Underwing- small bunch of white bucktail extending past tail, under a few strands of blue bucktail.

Overwing- Well marked, well formed large mallard or teal flank feather tied flat on top & reaching to the end of the tail

Head-  Paint silver gray, flatten sides with pliers,  eyes black with yellow iris

 

 



Tying instructions for mino


Tie in the mallard tail & wrap thread forward to about 1/4" behind the eye. Wrap .025 or .030 lead on the front third of the hook, about 7 turns of lead is fine. Bind the lead down with thread ending up with the thread at the rear of the lead. Use wool yarn for the underbody, you want it just thick enuf so the mylar piping will slide over it. Tie in the wool just behind the lead, then bring the thread forward to just behind  the hook eye. Coat the entire shank with head cement and wrap the wool back to the tail, tapering it just ahead of the tail so you will have room to tie the mylar piping down. Now flatten the yarn and wrap it forward, making a nice even body from the tail to just behind the eye. Taper the wool at the front so you will have enough room to put on the bucktail & wing and a fairly large head. Make the body just thick enuf so the piping slips over easily. Tie the wool body off with a couple half hitches and cut the thread.

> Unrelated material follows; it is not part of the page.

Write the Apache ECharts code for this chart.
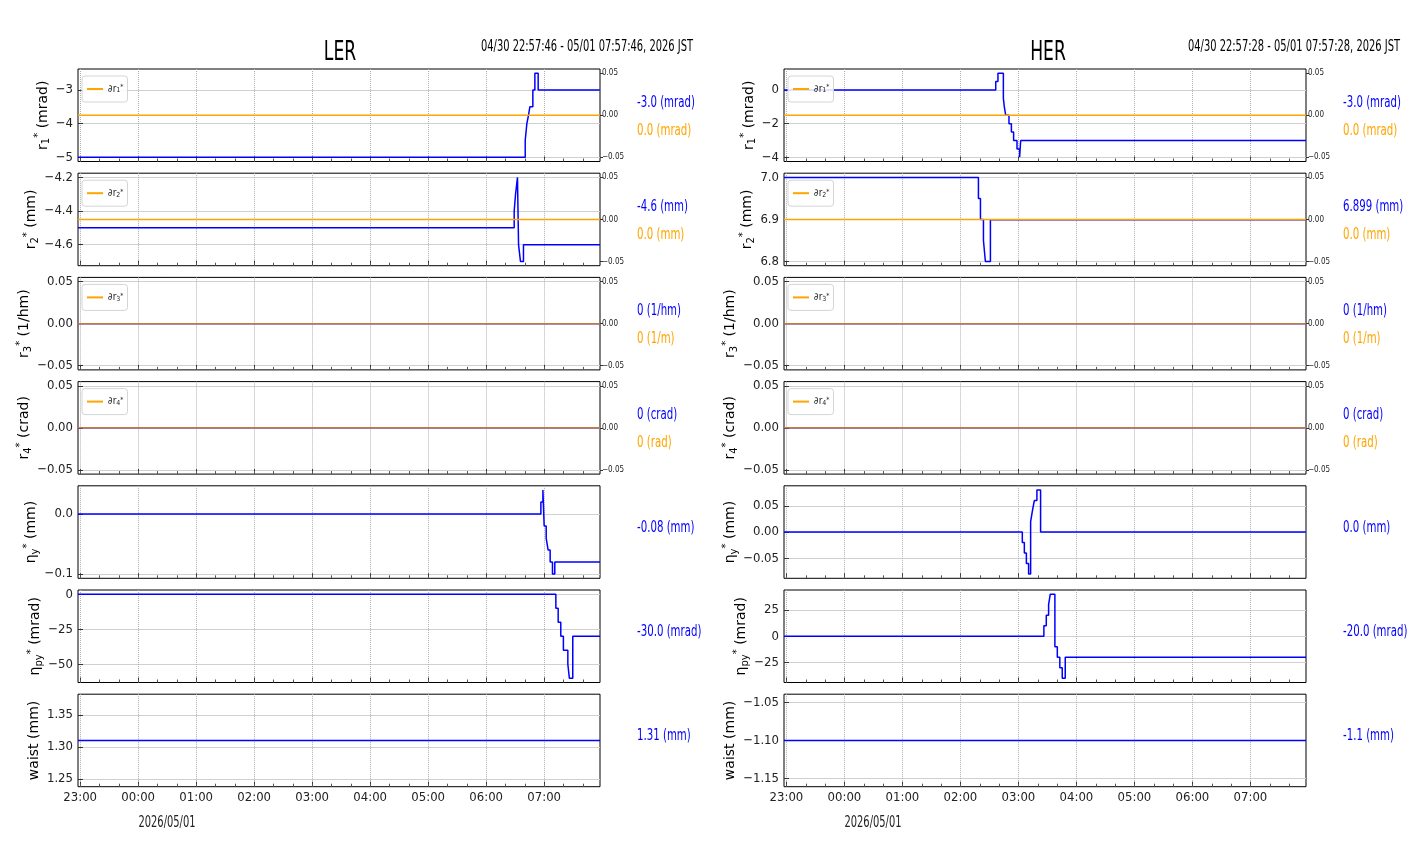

You can use large mylar for a # 2, but if you flatten the yarn the medium piping will work fine. Cut a length of piping sa little longer than the hook and pull out the center core, taking care not to unravel the ends. Now slip the hollow tube over the eye and work it slowly back to the tail. Tie the body down at the rear with enough thread to make a neat taper. Tie off with a couple half hitches, cut the thread and apply cement.

 



Tying continued


Now tie the thread at the head again and build up the head with thread so you have a slightly tapered base with no bumps so the wing will lay flat on the top of the body. Use a small bunch of white bucktail for the underwing, keep it sparse so the wing will flair when you are working the fly. Next lay on a few strands of blue bucktail, just enough to give it a hint of color.  Pick out a well marked mallard flank feather and tie it flat on top making sure it covers the entire hook and tail. Tie in the red hackle throat, making it long enough to reach the hook point.. Finish off the head, cement it , and flatten the sides of the head with pliers. If you silver  or gray paint do the head, but dont worry about it. It will work just fine anyways. Put a dab of black paint on for the eyes, let it dry & add a touch of yellow for the iris

For a variation that works well sometimes, use a longer piece of mylar tubing and let the end unravel past the tail for extra flash when the water is off color.